Le film de Robert Wise met en scène un extra-terrestre nommé Klatu (Michael Rennie) qui vient mettre en garde les Terriens sur leurs tendances destructrices devenues insupportables pour les autres habitants de l’univers : « L’univers est plus petit chaque jour, et la menace d’une agression, d’où qu’elle vienne, n’est plus acceptable. La sécurité doit être pour tous ou nul ne sera en sécurité. Cela ne signifie pas renoncer à la liberté mais renoncer à agir avec irresponsabilité. Vos ancêtres l’avaient compris quand ils ont créé les lois et engagé des policiers pour les faire respecter ».
Ajoutons, côté catastrophisme, que Greta Thunberg relève aussi un peu de Philippulus, le prophète de L’Étoile mystérieuse (d’Hergé, 1942) qui parcourt la ville en annonçant la prochaine fin du monde.

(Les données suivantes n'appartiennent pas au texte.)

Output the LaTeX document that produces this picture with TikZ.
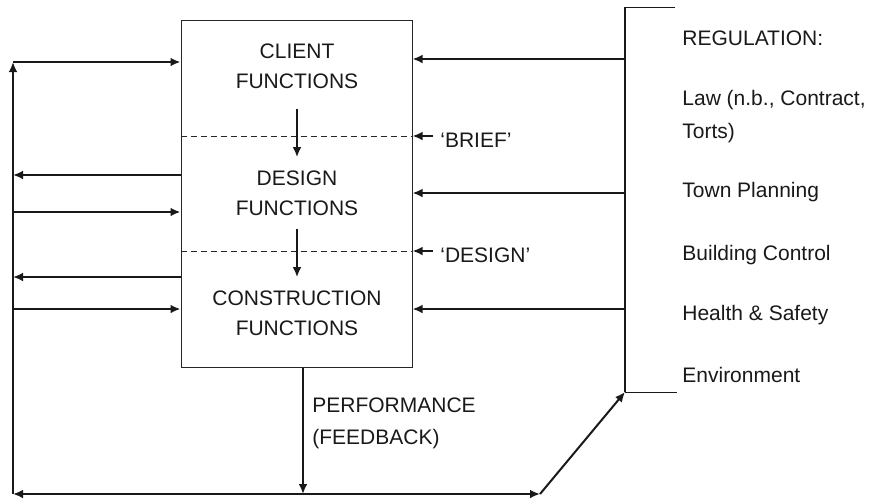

Enfin, côté grande et belle cause à laquelle personne ne peut s’opposer, elle est aussi comme ces candidates Miss dont la vague ambition était résumée par Helmut Fritz dans une chanson de 2009 (Miss France). À la question : « Que voulez-vous faire plus tard ? », la candidate répondait : « Le bien autour de moi, Jean-Pierre ». En venant s’adresser aux parlementaires français avec comme objectif de leur exposer pourquoi il est urgent d’infléchir leur politique, elle fait preuve, comme le doit une candidate Miss, à la fois de respect pour l’institution parlementaire et de naïveté.
C’est la diversité de ces sources imaginaires qui fondent la difficulté à nommer Greta Thunberg. Car elle est à la fois Sarah et Olivier Laville qui ont beaucoup lu avant de devenir écologistes ; Klatu l’extra-terrestre développant ses arguments rationnels ; Philippulus l’insupportable porteur de mauvaises nouvelles et ces apprenties Miss qui, par leur naïveté et leurs grandes causes, suscitent le sourire amusé voire le mépris des « grandes » personnes.